WHAT IS ASKED: Everything from the first line down to the line containing "0.50, 0.40, 0.32, 0.27]" is to be retyped exactly, both ends included, with pictures left out.

☆ ☆ ☆

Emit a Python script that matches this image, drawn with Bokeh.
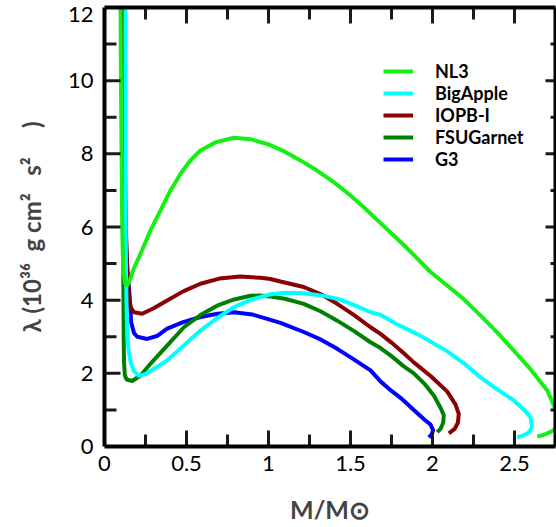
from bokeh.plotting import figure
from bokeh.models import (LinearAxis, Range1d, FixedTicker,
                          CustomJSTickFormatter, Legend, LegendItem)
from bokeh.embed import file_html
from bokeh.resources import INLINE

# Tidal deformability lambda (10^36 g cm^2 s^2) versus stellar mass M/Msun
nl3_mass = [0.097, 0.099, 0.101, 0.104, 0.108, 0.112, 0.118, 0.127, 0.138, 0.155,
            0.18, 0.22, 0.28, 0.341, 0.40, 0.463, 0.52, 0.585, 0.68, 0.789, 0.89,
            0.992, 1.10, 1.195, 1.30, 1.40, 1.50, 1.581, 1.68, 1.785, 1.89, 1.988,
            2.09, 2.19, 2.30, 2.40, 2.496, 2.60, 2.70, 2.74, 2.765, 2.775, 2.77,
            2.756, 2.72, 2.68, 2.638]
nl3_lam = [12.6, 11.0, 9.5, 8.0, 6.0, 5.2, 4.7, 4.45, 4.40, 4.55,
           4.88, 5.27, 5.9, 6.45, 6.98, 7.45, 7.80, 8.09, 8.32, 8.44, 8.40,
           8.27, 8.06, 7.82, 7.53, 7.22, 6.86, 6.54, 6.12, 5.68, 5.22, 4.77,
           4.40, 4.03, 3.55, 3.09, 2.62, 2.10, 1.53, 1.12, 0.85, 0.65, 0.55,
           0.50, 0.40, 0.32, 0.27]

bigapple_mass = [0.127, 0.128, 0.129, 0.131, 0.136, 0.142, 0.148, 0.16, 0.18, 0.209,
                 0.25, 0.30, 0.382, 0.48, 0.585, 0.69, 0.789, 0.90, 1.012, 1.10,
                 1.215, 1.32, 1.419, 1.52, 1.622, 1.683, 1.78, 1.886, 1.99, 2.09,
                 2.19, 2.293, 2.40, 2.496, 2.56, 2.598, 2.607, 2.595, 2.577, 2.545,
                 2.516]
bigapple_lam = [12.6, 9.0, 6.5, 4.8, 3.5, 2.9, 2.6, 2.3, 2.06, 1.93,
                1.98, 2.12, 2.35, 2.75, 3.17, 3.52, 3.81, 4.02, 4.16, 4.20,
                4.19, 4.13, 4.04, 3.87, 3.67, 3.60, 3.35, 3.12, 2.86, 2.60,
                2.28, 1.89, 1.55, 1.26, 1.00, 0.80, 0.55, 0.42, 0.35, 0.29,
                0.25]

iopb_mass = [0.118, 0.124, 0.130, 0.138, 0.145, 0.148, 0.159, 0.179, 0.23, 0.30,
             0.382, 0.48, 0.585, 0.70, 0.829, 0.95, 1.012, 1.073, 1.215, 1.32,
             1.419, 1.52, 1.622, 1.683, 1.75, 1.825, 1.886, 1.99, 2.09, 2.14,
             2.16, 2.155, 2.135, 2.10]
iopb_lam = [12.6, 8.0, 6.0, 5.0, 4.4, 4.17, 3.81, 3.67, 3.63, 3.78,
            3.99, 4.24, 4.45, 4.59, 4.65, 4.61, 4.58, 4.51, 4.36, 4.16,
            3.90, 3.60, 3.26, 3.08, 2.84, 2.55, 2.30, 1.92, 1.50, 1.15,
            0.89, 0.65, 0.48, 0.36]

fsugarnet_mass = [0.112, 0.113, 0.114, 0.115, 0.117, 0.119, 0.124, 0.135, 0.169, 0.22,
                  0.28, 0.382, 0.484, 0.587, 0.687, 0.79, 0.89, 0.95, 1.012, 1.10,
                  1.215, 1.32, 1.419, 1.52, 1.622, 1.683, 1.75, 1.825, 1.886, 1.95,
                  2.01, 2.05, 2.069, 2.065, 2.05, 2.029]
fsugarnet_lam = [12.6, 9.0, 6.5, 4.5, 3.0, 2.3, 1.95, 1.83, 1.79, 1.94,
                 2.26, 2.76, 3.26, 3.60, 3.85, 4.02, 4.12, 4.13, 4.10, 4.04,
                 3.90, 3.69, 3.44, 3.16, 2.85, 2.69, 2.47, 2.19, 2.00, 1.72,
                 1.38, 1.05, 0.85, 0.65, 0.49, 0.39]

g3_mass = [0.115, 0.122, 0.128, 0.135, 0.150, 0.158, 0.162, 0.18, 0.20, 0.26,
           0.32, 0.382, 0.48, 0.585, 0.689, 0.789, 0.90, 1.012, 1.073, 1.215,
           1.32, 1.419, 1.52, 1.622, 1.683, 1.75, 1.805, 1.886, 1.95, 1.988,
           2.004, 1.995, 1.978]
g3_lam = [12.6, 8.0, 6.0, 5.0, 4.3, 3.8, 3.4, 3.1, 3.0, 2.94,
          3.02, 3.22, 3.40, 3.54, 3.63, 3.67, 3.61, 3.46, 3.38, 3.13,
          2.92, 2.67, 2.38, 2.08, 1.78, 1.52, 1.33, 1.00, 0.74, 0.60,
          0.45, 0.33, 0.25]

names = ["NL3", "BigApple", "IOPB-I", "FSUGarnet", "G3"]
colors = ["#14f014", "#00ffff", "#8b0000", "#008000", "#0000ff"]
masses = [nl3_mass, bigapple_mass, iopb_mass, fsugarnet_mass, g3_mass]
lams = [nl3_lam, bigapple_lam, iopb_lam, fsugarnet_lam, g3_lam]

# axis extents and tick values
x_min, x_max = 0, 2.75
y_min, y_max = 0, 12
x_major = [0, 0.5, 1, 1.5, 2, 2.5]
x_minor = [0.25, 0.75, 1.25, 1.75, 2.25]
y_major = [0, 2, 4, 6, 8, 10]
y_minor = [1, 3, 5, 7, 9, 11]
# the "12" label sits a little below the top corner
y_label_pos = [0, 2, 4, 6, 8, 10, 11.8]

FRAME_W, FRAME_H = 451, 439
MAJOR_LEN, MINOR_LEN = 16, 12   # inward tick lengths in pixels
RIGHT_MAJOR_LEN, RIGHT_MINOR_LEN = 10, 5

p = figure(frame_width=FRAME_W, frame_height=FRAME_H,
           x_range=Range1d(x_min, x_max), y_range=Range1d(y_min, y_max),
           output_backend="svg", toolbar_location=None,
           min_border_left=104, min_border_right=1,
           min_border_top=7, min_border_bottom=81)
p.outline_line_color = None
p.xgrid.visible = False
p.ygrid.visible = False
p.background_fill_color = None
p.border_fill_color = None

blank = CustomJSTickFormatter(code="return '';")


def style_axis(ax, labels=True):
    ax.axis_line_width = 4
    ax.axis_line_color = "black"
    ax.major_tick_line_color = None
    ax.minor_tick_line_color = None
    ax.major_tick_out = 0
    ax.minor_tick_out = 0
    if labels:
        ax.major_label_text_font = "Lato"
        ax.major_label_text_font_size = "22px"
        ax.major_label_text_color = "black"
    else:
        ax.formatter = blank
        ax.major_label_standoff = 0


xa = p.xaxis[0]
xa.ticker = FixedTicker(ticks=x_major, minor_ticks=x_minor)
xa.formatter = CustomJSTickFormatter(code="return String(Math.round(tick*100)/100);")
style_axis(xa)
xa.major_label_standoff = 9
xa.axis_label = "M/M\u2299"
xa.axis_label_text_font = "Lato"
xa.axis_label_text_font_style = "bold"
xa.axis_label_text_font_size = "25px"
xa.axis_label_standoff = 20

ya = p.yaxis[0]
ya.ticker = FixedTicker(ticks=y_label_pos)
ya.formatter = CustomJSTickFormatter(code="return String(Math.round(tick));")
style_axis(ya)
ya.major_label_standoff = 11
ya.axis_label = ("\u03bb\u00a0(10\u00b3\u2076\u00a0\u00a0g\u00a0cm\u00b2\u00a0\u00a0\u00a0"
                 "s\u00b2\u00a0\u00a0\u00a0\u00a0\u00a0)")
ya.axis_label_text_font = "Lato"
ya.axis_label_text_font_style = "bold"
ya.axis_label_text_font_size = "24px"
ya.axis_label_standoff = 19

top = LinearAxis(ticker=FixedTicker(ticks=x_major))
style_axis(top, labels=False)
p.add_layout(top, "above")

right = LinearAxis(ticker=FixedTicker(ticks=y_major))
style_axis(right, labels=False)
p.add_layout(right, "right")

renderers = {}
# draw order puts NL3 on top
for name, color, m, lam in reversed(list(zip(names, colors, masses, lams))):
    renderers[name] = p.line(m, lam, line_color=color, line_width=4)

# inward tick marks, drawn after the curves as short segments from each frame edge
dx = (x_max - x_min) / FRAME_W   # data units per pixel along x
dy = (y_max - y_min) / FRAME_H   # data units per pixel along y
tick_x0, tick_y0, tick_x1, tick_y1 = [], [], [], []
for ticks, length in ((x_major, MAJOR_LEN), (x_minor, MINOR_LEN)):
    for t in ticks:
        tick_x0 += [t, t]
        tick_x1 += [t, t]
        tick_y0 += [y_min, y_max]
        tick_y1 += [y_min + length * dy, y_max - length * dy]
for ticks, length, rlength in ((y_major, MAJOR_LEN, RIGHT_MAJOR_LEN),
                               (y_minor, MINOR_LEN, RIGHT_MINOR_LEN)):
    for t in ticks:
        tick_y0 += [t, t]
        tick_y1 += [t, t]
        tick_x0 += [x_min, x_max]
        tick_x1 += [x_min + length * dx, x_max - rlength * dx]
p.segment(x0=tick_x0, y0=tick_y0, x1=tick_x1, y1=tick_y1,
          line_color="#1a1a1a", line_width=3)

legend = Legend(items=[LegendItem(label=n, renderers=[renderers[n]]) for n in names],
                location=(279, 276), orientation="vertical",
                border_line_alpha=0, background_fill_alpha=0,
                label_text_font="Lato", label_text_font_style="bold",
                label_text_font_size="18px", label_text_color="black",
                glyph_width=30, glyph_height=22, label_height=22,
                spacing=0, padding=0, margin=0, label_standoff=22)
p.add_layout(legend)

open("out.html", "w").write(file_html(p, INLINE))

☆ ☆ ☆

EXERCISE ANSWER:
Emit a Python script that matches this image, drawn with Bokeh.
from bokeh.plotting import figure
from bokeh.models import (LinearAxis, Range1d, FixedTicker,
                          CustomJSTickFormatter, Legend, LegendItem)
from bokeh.embed import file_html
from bokeh.resources import INLINE

# Tidal deformability lambda (10^36 g cm^2 s^2) versus stellar mass M/Msun
nl3_mass = [0.097, 0.099, 0.101, 0.104, 0.108, 0.112, 0.118, 0.127, 0.138, 0.155,
            0.18, 0.22, 0.28, 0.341, 0.40, 0.463, 0.52, 0.585, 0.68, 0.789, 0.89,
            0.992, 1.10, 1.195, 1.30, 1.40, 1.50, 1.581, 1.68, 1.785, 1.89, 1.988,
            2.09, 2.19, 2.30, 2.40, 2.496, 2.60, 2.70, 2.74, 2.765, 2.775, 2.77,
            2.756, 2.72, 2.68, 2.638]
nl3_lam = [12.6, 11.0, 9.5, 8.0, 6.0, 5.2, 4.7, 4.45, 4.40, 4.55,
           4.88, 5.27, 5.9, 6.45, 6.98, 7.45, 7.80, 8.09, 8.32, 8.44, 8.40,
           8.27, 8.06, 7.82, 7.53, 7.22, 6.86, 6.54, 6.12, 5.68, 5.22, 4.77,
           4.40, 4.03, 3.55, 3.09, 2.62, 2.10, 1.53, 1.12, 0.85, 0.65, 0.55,
           0.50, 0.40, 0.32, 0.27]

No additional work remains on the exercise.